ICYMI: Flint Water Crisis Hearings

Jul 16, 2021 | BM4F Spotlights, Uncategorized, Young, Gifted & Green Blog Series | 0 comments


July 16, 2021

Media Contact: Jasmine Hall | jasmhall2@gmail.com | (810) 908-0650

ICYMI: Fairness Hearings Underscore Flint Residents’ Concerns And Objections To Water Crisis Settlement For The First Time

We wanted to make sure you’d seen that earlier this week, Flint residents voiced their concerns and objections to the Flint Water Crisis Settlement and its stipulations for the first time in a long-overdue series of hearings that began on Monday, July 12. The hearings, which took place over the course of three days, underscored the very real concern of Flint families that Michigan elected officials have not provided the necessary resources to access the settlement, nor does the settlement itself constitute equitable compensation for years of untreated lead poisoning in people’s drinking water. 

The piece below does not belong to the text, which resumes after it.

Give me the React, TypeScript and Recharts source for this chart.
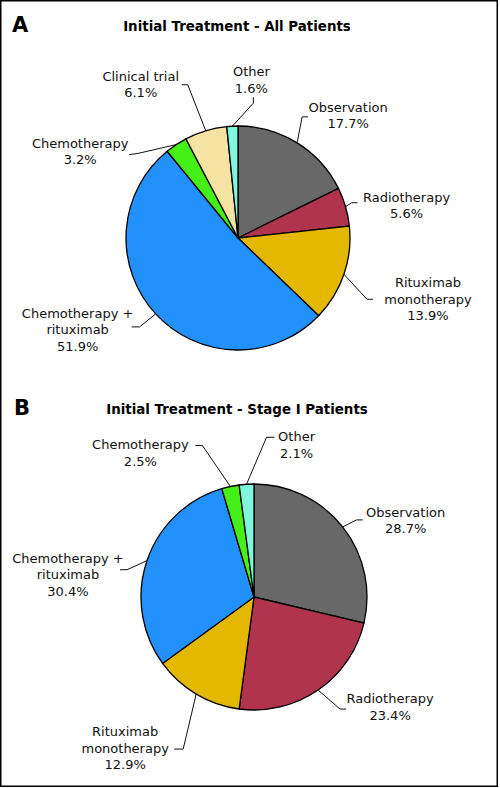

Though the hearings were the first time elected officials heard directly from Flint residents, this is not the first time the community has advocated for a reassessment of the settlement and requirements for accessing it. Earlier this year, The Coalition for a Fair Water Settlement sent an open letter to Michigan elected officials and the Biden Administration urging them to address barriers people face in accessing the Flint Water Crisis Settlement and in receiving justice, namely Medicare for All exposed to Flint Water for life. 

“This week, we really wanted to show up for people who have suffered from a gross example systemic racism over the past 7 years,” said Jasmine Hall, member of the Coalition for a Fair Water Settlement member, BM4F Lead Prevention Ambassador and Flint native. “It’s already bad enough that residents have to endure the Flint Water Crisis, which took a tremendous toll on the mental and physical health of the community, but the settlement as written manufactures barriers to equitable distribution of settlement funds. No human being exposed to the Flint Water Crisis deserves only $1000 from a settlement; it simply does not make sense. After listening to residents and lawyers express their objections to medical documentation, settlement amount, distribution, and lawyer fees, Judge Levy must determine whether the settlement is fair, adequate, and reasonable. The residents of Flint deserve justice and this is one of several paths we will take to achieve that.a ”

Below are some of the many objections community members have to the settlement and its stipulations. 

At the Fairness Hearing on Monday, July 12 (for attorneys) and Tuesday, July 13 (for those not represented by counsel), Flint residents discussed the motion for approval and any objections they have to the settlement, including: 

  • The allotted time frame for filing necessary paperwork was too short. People’s ability to meet the registration deadline and communication to understand all of their options (register, opt-out, or file objections) was hindered by the COVID-19 pandemic and mail delays; 
  •  One of the tests used to determine the level of lead poisoning in individuals – a bone scan – was not approved by the FDA for use in humans and has been repeatedly shunned by the test’s manufacturer. This unreliable test has also not been made widely available for Flint residents who do want to take it;
  • Only 1% (30 of 3,000) of children referred for a neuropsychological assessment have had the assessment done. This assessment is one route for significant higher compensation in the settlement and all options presented have major barriers to access; and
  • The $1,000 cap per household is too low and doesn’t take into consideration the payments of water bills, replacement of hot water heaters, installation of whole house filters, and/or replacement of appliances due to corroded water.